1. Exercise, Exercise, Exercise
Here’s why it may help: Fat cells produce estrogen, and high levels of that hormone have been linked to certain cancers. Working out can shrink the size of fat cells, so your body pumps out less estrogen. The American Cancer Society recommends getting at least 150 minutes of moderate-intensity exercise per week (ideally, spread out, not all at once). Any kind of cardio will do, so hop on your bike or hit the nature trail. If your time is limited, exercising at high intensity for 75 minutes a week will have the same benefit.
2. Make Time For Regular Exercise
Adopt an active lifestyle. Aim for 30 minutes or more of moderate aerobic activity at least five days per week.

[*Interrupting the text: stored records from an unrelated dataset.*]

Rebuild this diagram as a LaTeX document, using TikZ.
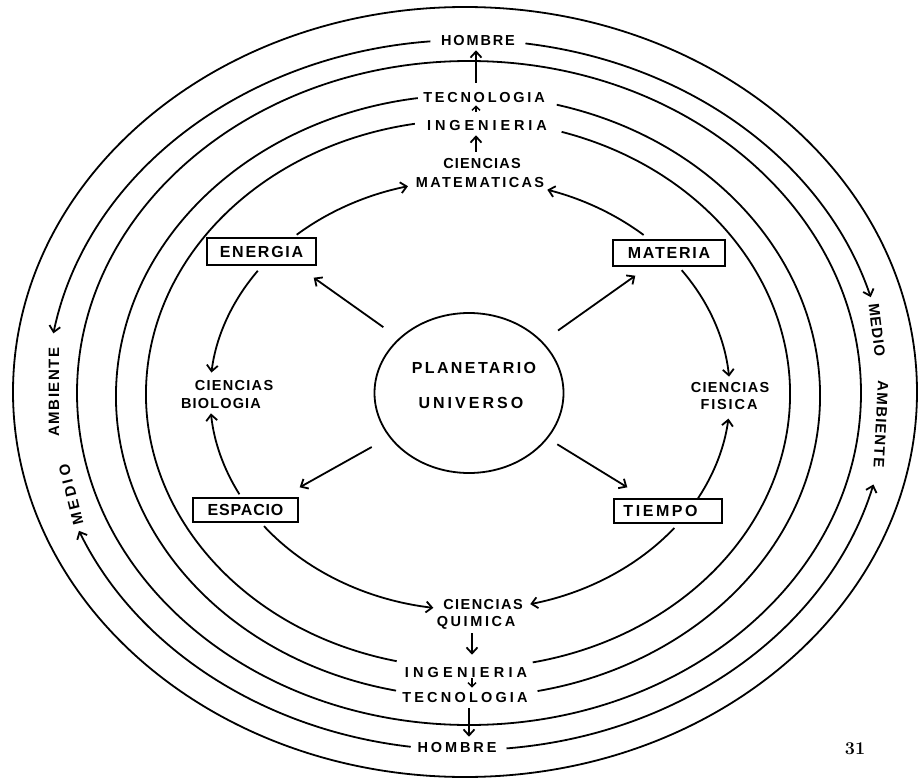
\documentclass[tikz,border=0pt]{standalone}
\usepackage{fontspec}
\usetikzlibrary{arrows.meta,calc,shapes.geometric}
\newfontfamily\labfont{Liberation Sans}
\newcommand{\ls}[1]{\addfontfeature{LetterSpace=#1}}
\begin{document}
\begin{tikzpicture}[x=1pt,y=-1pt,
  ring/.style={line width=1.8pt},
  arr/.style={line width=1.8pt,-{Straight Barb[length=6pt,width=11pt]}},
  sarr/.style={line width=1.5pt,-{Straight Barb[length=4pt,width=8pt]}},
  lab/.style={inner sep=0pt,text depth=0pt,font=\labfont\bfseries\fontsize{14.5}{14.5}\selectfont},
  biglab/.style={inner sep=0pt,text depth=0pt,font=\labfont\bfseries\fontsize{16}{16}\selectfont},
  sidelab/.style={inner sep=0pt,text depth=0pt,font=\labfont\bfseries\fontsize{15}{15}\selectfont},
  box/.style={draw,line width=1.4pt,inner sep=0pt,text depth=0pt,font=\labfont\bfseries\fontsize{16}{16}\selectfont}]
\useasboundingbox (0,0) rectangle (919,781);
\fill[white] (0,0) rectangle (919,781);

% centres of the rings
\coordinate (C1) at (465,392);
\coordinate (C2) at (467,395);
\coordinate (C3) at (469,393);
\coordinate (C4) at (468,396);
\coordinate (C5) at (468,394);
\coordinate (Ci) at (470,395);

% full rings
\draw[ring] (C1) ellipse [x radius=452, y radius=385];
\draw[ring] (C3) ellipse [x radius=392, y radius=332];

% ring 4 (TECNOLOGIA)
\draw[ring] (C4) ++(-75.4:352 and 301) arc[start angle=-75.4, end angle=78.6, x radius=352, y radius=301];
\draw[ring] (C4) ++(101.8:352 and 301) arc[start angle=101.8, end angle=261.8, x radius=352, y radius=301];
% ring 5 (INGENIERIA)
\draw[ring] (C5) ++(-73.1:322 and 274) arc[start angle=-73.1, end angle=78.4, x radius=322, y radius=274];
\draw[ring] (C5) ++(102.8:322 and 274) arc[start angle=102.8, end angle=260.5, x radius=322, y radius=274];
% ring 2 (HOMBRE / MEDIO AMBIENTE)
\draw[arr] (C2) ++(265:420 and 355) arc[start angle=265, end angle=190, x radius=420, y radius=355];
\draw[arr] (C2) ++(97.7:420 and 355) arc[start angle=97.7, end angle=157.5, x radius=420, y radius=355];
\draw[arr] (C2) ++(-82:420 and 355) arc[start angle=-82, end angle=-16, x radius=420, y radius=355];
\draw[arr] (C2) ++(84.6:420 and 355) arc[start angle=84.6, end angle=14.6, x radius=420, y radius=355];

% centre
\node[ellipse,draw,line width=1.8pt,minimum width=189pt,minimum height=160pt,inner sep=0pt] (planet) at (469,393) {};
\node[biglab] (plan) at (474,368) {\ls{15}PLANETARIO};
\node[biglab] (univ) at (471,403) {\ls{19}UNIVERSO};

% boxes
\node[box,minimum width=109pt,minimum height=27pt] (energia) at (261.5,251.5) {\ls{11}ENERGIA};
\node[box,minimum width=112pt,minimum height=26pt] (materia) at (669,253) {\ls{11}MATERIA};
\node[box,minimum width=105pt,minimum height=24pt] (espacio) at (245.5,510) {\ls{5}ESPACIO};
\node[box,minimum width=108pt,minimum height=24pt] (tiempo) at (668,511) {\ls{16}TIEMPO\hspace*{15pt}};

% labels
\node[lab] (homT) at (478,40) {\ls{13}HOMBRE};
\node[lab] (tecT) at (484,97) {\ls{19}TECNOLOGIA};
\node[lab] (ingT) at (487,125) {\ls{27}INGENIERIA};
\node[lab] (cienT) at (482,163) {\ls{8}CIENCIAS};
\node[lab] (matT) at (480,182) {\ls{16}MATEMATICAS};
\node[lab] (cienL) at (234,385) {\ls{9}CIENCIAS};
\node[lab] (bioL) at (221,403) {\ls{8}BIOLOGIA};
\node[lab] (cienR) at (730,387) {\ls{9}CIENCIAS};
\node[lab] (fisR) at (729,404) {\ls{13}FISICA};
\node[lab] (cienB) at (483,604) {\ls{10}CIENCIAS};
\node[lab] (quimB) at (476,621) {\ls{18}QUIMICA};
\node[lab] (ingB) at (466,672) {\ls{29}INGENIERIA};
\node[lab] (tecB) at (465,697) {\ls{22}TECNOLOGIA};
\node[lab] (homB) at (457,747) {\ls{20}HOMBRE};

\node[sidelab,rotate=90] (ambL) at (54,392) {\ls{10}AMBIENTE};
\node[sidelab,rotate=104] (medL) at (71,495) {\ls{22}MEDIO};
\node[sidelab,rotate=-83] (medR) at (877,330) {\ls{7}MEDIO};
\node[sidelab,rotate=-93] (ambR) at (881,424) {\ls{8}AMBIENTE};

\node[inner sep=0pt,font=\bfseries\fontsize{18}{18}\selectfont] (pg) at (855,749) {31};

% inner arcs (ciencias ring)
\draw[arr] (Ci) ++(228.2:260 and 215) arc[start angle=228.2, end angle=256.2, x radius=260, y radius=215];
\draw[arr] (Ci) ++(-48.1:260 and 215) arc[start angle=-48.1, end angle=-72.7, x radius=260, y radius=215];
\draw[arr] (Ci) ++(215.3:260 and 215) arc[start angle=215.3, end angle=186, x radius=260, y radius=215];
\draw[arr] (Ci) ++(152.5:260 and 215) arc[start angle=152.5, end angle=175.1, x radius=260, y radius=215];
\draw[arr] (Ci) ++(-35.5:260 and 215) arc[start angle=-35.5, end angle=-4.9, x radius=260, y radius=215];
\draw[arr] (Ci) ++(28.7:260 and 215) arc[start angle=28.7, end angle=6.3, x radius=260, y radius=215];
\draw[arr] (Ci) ++(142.4:260 and 215) arc[start angle=142.4, end angle=98.1, x radius=260, y radius=215];
\draw[arr] (Ci) ++(38.2:260 and 215) arc[start angle=38.2, end angle=76.6, x radius=260, y radius=215];

% radial arrows
\draw[arr,shorten <=19pt] (planet.142) -- ($(energia.south east)+(-3,12)$);
\draw[arr,shorten <=19pt] (planet.35) -- ($(materia.south west)+(23,9)$);
\draw[arr,shorten <=20pt] (planet.209) -- ($(espacio.north east)+(1,-10)$);
\draw[arr,shorten <=11pt] (planet.330) -- ($(tiempo.north west)+(14,-11)$);

% vertical arrows
\draw[arr] ($(tecT.north)+(-8,-9)$) -- ($(homT.south)+(-2,5)$);
\draw[sarr] ($(ingT.north)+(-11,-8)$) -- ($(tecT.south)+(-8,3)$);
\draw[arr] ($(cienT.north)+(-6,-6)$) -- ($(ingT.south)+(-11,5)$);
\draw[arr] ($(quimB.south)+(-4,7)$) -- ($(ingB.north)+(6,-12)$);
\draw[sarr] ($(ingB.south)+(6,1)$) -- ($(tecB.north)+(7,-4)$);
\draw[arr] ($(tecB.south)+(4,6)$) -- ($(homB.north)+(12,-5)$);
\end{tikzpicture}
\end{document}
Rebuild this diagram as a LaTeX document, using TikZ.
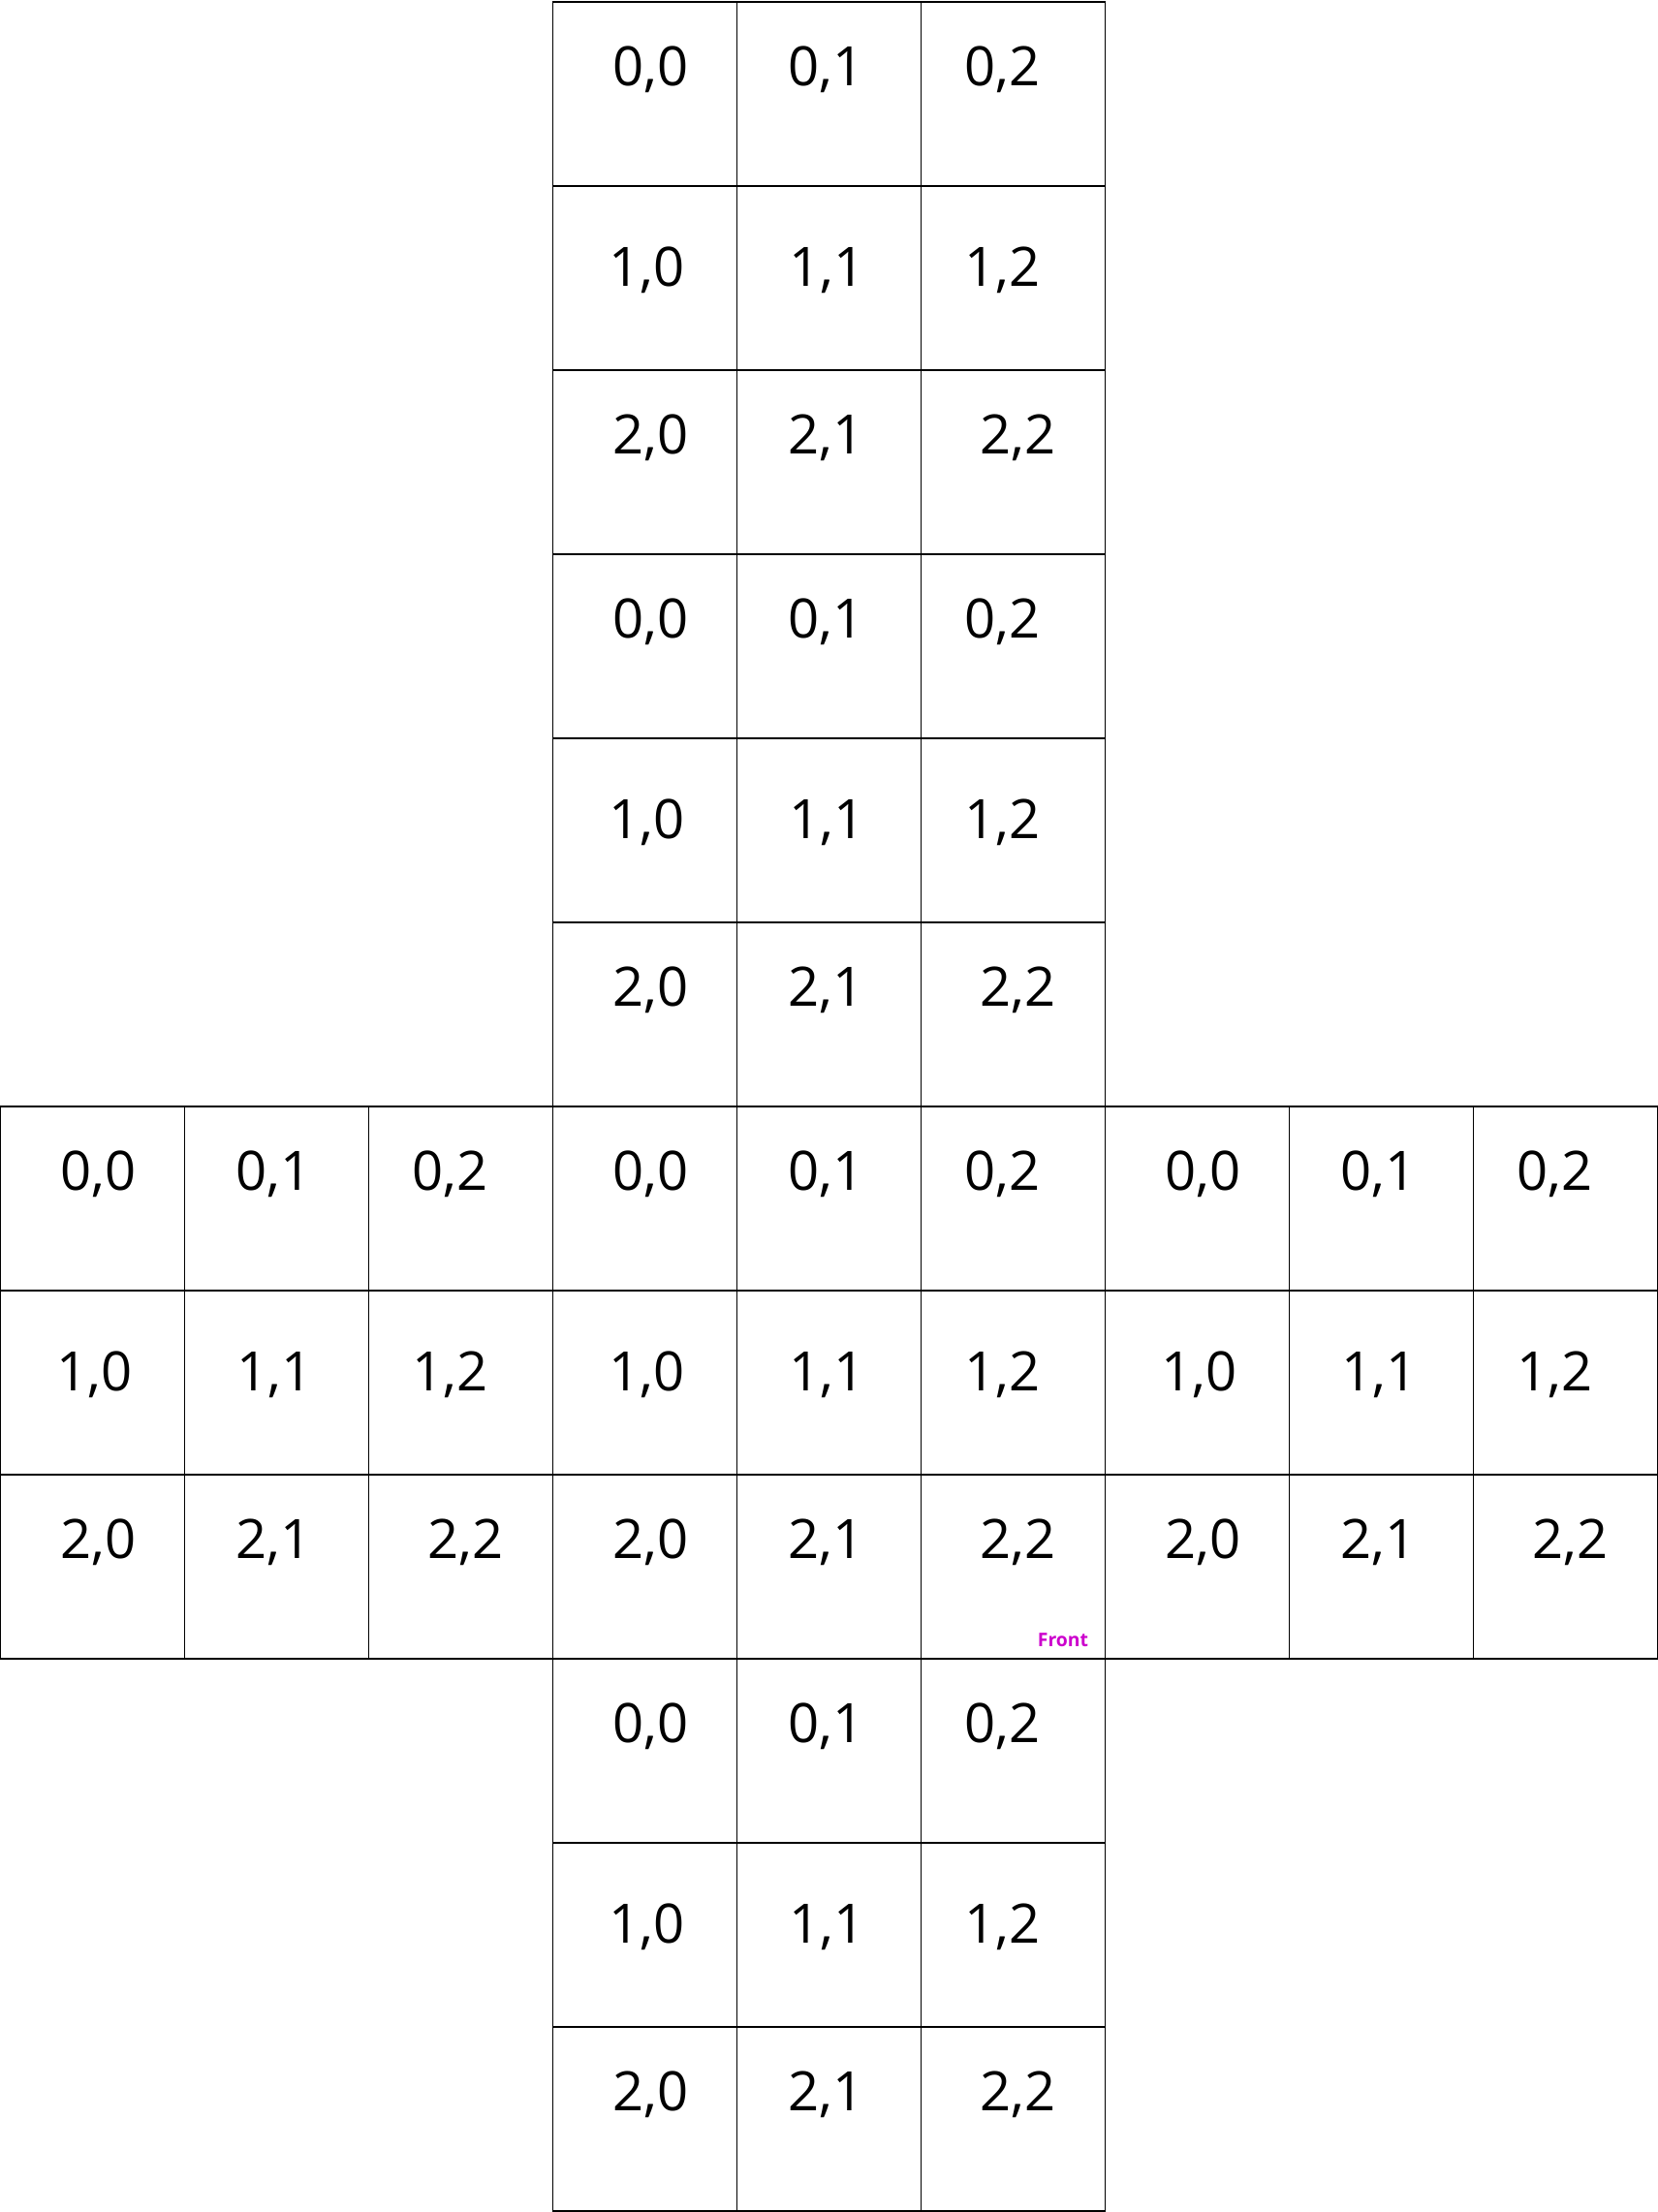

3. Minimize Or Avoid Alcohol
Alcohol is one of the most well established dietary risk factor for breast cancer. Women who consume more than two glasses of alcohol a day are at higher risk.
4. Quit Smoking
The risk of many cancers, including breast cancer, and other health problems increases if you smoke.
5. Eat More Veggies
Consume more cruciferous vegetables (broccoli, cabbage, cauliflower), dark leafy greens, carrots, tomatoes, citrus fruits, berries and cherries.
6. Check Your Breasts
Only 35% of women regularly check their breasts for signs of cancer. However, breast cancer is a leading cause of death in women and early diagnosis can rapidly increase chances of survival. Women are advised to get to know their boobs by checking them each month and looking out for changes in size, shape and skin texture, as well as checking for discharge, rashes or lumps. If you are not sure how to go about checking your breasts, visit a reputable website or ask your doctor for tips on performing these necessary checks.